Bullock then showed volunteers a refutation of the ad by abortion-rights supporters. He also told the volunteers that the advocacy group had withdrawn the ad. Although 56 percent of Democrats had originally disapproved of Roberts before hearing the misinformation, 80 percent of Democrats disapproved of the Supreme Court nominee afterward. Upon hearing the refutation, Democratic disapproval of Roberts dropped only to 72 percent.
Republican disapproval of Roberts rose after hearing the misinformation but vanished upon hearing the correct information. The damaging charge, in other words, continued to have an effect even after it was debunked among precisely those people predisposed to buy the bad information in the first place."
That should have intuitive appeal: we are all guilty of cherry-picking our data, giving unwarranted credibility to that which confirms our bias, and heaping undue skepticism on that which we already doubted. And once an idea gets into our heads, it is sometimes hard to get out. However, there was an additional effect, known as the "backfire effect", where people's opinion's on a subject would move in the opposite direction of the data refuting it, and it was not spread evenly across the political spectrum.

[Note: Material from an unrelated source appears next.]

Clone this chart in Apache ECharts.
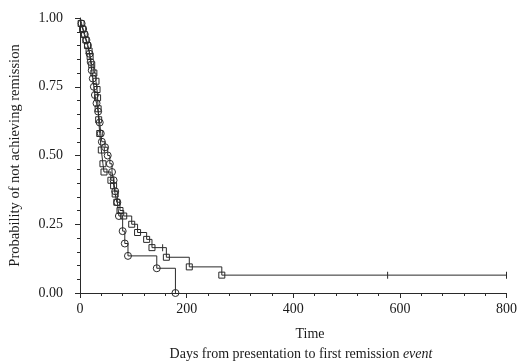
<!DOCTYPE html>
<html>
<head>
<meta charset="utf-8">
<script src="https://cdn.jsdelivr.net/npm/echarts@6/dist/echarts.min.js"></script>
<style>
html, body { margin: 0; background: #fff; }
#main { width: 520px; height: 363px; }
</style>
</head>
<body>
<div id="main"></div>
<script>
// Kaplan-Meier curves (days, probability)
var circleDays = [0, 3, 6, 9, 12, 15, 18, 20, 22, 24, 26, 28, 31, 34, 37, 39, 41, 47, 52, 56, 60, 63, 66, 70, 73, 80, 84, 90, 144, 179];
var circleSurv = [1, 0.98, 0.96, 0.94, 0.92, 0.90, 0.87, 0.84, 0.81, 0.78, 0.75, 0.72, 0.69, 0.66, 0.62, 0.58, 0.55, 0.53, 0.50, 0.47, 0.44, 0.41, 0.37, 0.33, 0.28, 0.225, 0.18, 0.135, 0.09, 0];

var squareDays = [0, 2, 5, 8, 11, 14, 17, 19, 22, 26, 30, 32, 33, 34, 35, 37, 40, 43, 45, 58, 63, 66, 69, 75, 82, 97, 108, 125, 135, 162, 205, 266];
var squareSurv = [1, 0.98, 0.96, 0.94, 0.92, 0.90, 0.88, 0.86, 0.83, 0.80, 0.77, 0.74, 0.71, 0.67, 0.63, 0.58, 0.52, 0.47, 0.44, 0.41, 0.39, 0.36, 0.33, 0.30, 0.28, 0.25, 0.22, 0.195, 0.165, 0.13, 0.095, 0.065];

// censored observations (vertical ticks)
var squareCensorDays = [155, 577, 800];
var squareCensorSurv = [0.165, 0.065, 0.065];

var xTicks = [0, 200, 400, 600, 800];
var yTicks = [0, 0.25, 0.5, 0.75, 1];

var ink = '#2a2a2a';
var txt = '#1a1a1a';
var serif = '"Liberation Serif", "DejaVu Serif", serif';

function kmData(days, surv, cDays, cSurv) {
    var pts = [];
    for (var i = 0; i < days.length; i++) {
        var p = { value: [days[i], surv[i]] };
        if (i === 0) p.symbol = 'none';
        pts.push(p);
    }
    if (cDays) {
        for (var j = 0; j < cDays.length; j++) {
            pts.push({
                value: [cDays[j], cSurv[j]],
                symbol: 'rect',
                symbolSize: [1, 7],
                itemStyle: { color: ink, borderWidth: 0 }
            });
        }
    }
    pts.sort(function(a, b) { return a.value[0] - b.value[0]; });
    return pts;
}

var chart = echarts.init(document.getElementById('main'));

var option = {
    animation: false,
    grid: { left: 80, right: 12, top: 18, bottom: 70 },
    xAxis: {
        type: 'value',
        min: xTicks[0],
        max: xTicks[xTicks.length - 1],
        interval: 200,
        splitLine: { show: false },
        axisLine: { lineStyle: { color: ink, width: 1 } },
        axisTick: { length: 5, lineStyle: { color: ink } },
        minorTick: { show: true, splitNumber: 5, length: 3, lineStyle: { color: ink } },
        axisLabel: { margin: 9, color: txt, fontFamily: serif, fontSize: 14 }
    },
    yAxis: {
        type: 'value',
        min: yTicks[0],
        max: yTicks[yTicks.length - 1],
        interval: 0.25,
        splitLine: { show: false },
        axisLine: { show: true, lineStyle: { color: ink, width: 1 } },
        axisTick: { show: true, length: 5, lineStyle: { color: ink } },
        minorTick: { show: true, splitNumber: 5, length: 3, lineStyle: { color: ink } },
        axisLabel: {
            margin: 17, color: txt, fontFamily: serif, fontSize: 14,
            formatter: function(v) { return v.toFixed(2); }
        },
        name: 'Probability of not achieving remission',
        nameLocation: 'middle',
        nameGap: 57,
        nameTextStyle: { color: txt, fontFamily: serif, fontSize: 14.5 }
    },
    graphic: [
        {
            type: 'text',
            style: {
                text: 'Time', x: 310, y: 334,
                align: 'center', verticalAlign: 'middle',
                fontFamily: serif, fontSize: 14, fill: txt
            }
        },
        {
            type: 'text',
            style: {
                text: 'Days from presentation to first remission {i|event}', x: 301, y: 354,
                align: 'center', verticalAlign: 'middle',
                fontFamily: serif, fontSize: 14, fill: txt,
                rich: { i: { fontStyle: 'italic', fontFamily: serif, fontSize: 14, fill: txt } }
            }
        }
    ],
    series: [
        {
            type: 'line',
            step: 'end',
            clip: false,
            symbol: 'circle',
            symbolSize: 7,
            itemStyle: { color: 'rgba(0,0,0,0)', borderColor: ink, borderWidth: 1 },
            lineStyle: { color: ink, width: 1 },
            data: kmData(circleDays, circleSurv)
        },
        {
            type: 'line',
            step: 'end',
            clip: false,
            symbol: 'rect',
            symbolSize: 6,
            itemStyle: { color: 'rgba(0,0,0,0)', borderColor: ink, borderWidth: 1 },
            lineStyle: { color: ink, width: 1 },
            data: kmData(squareDays, squareSurv, squareCensorDays, squareCensorSurv)
        }
    ]
};

chart.setOption(option);
</script>
</body>
</html>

"Bullock and others have also shown that some refutations can strengthen misinformation, especially among conservatives.
Political scientists Brendan Nyhan and Jason Reifler provided two groups of volunteers with the Bush administration's prewar claims that Iraq had weapons of mass destruction. One group was given a refutation -- the comprehensive 2004 Duelfer report that concluded that Iraq did not have weapons of mass destruction before the United States invaded in 2003. Thirty-four percent of conservatives told only about the Bush administration's claims thought Iraq had hidden or destroyed its weapons before the U.S. invasion, but 64 percent of conservatives who heard both claim and refutation thought that Iraq really did have the weapons. The refutation, in other words, made the misinformation worse.
A similar "backfire effect" also influenced conservatives told about Bush administration assertions that tax cuts increase federal revenue. One group was offered a refutation by prominent economists that included current and former Bush administration officials. About 35 percent of conservatives told about the Bush claim believed it; 67 percent of those provided with both assertion and refutation believed that tax cuts increase revenue.
In a paper approaching publication, Nyhan, a PhD student at Duke University, and Reifler, at Georgia State University, suggest that Republicans might be especially prone to the backfire effect because conservatives may have more rigid views than liberals: Upon hearing a refutation, conservatives might "argue back" against the refutation in their minds, thereby strengthening their belief in the misinformation. Nyhan and Reifler did not see the same "backfire effect" when liberals were given misinformation and a refutation about the Bush administration's stance on stem cell research."
If you have been watching the battle against the lies Palin and McCain has been spinning, this should come as no surprise. I would attribute it to the growing paranoid nature of conservatives, where criticism, especially from untrusted sources, equates to confirmation in their mind. Thus, if Media Matters criticizes something Sarah Palin says, that is processed as a confirmation, because of course every good conservative knows that the liberal media is out to get them. We see similar reasoning among Intelligent Design proponents. Since the scientific establishment is out to get them, any proclamations from said establishment is more proof they are right. One can also see this in the common refrain, from both the political and scientific right, that anger from one's opponents means one's arguments are sound. Those in the right, it is assumed, don't get angry or "negative".
This is why the refutations of right-wing political nonsense must come from those not considered "liberals" by the right-wingers, and why ads like this one featuring people like Rachel Maddow will not be effective.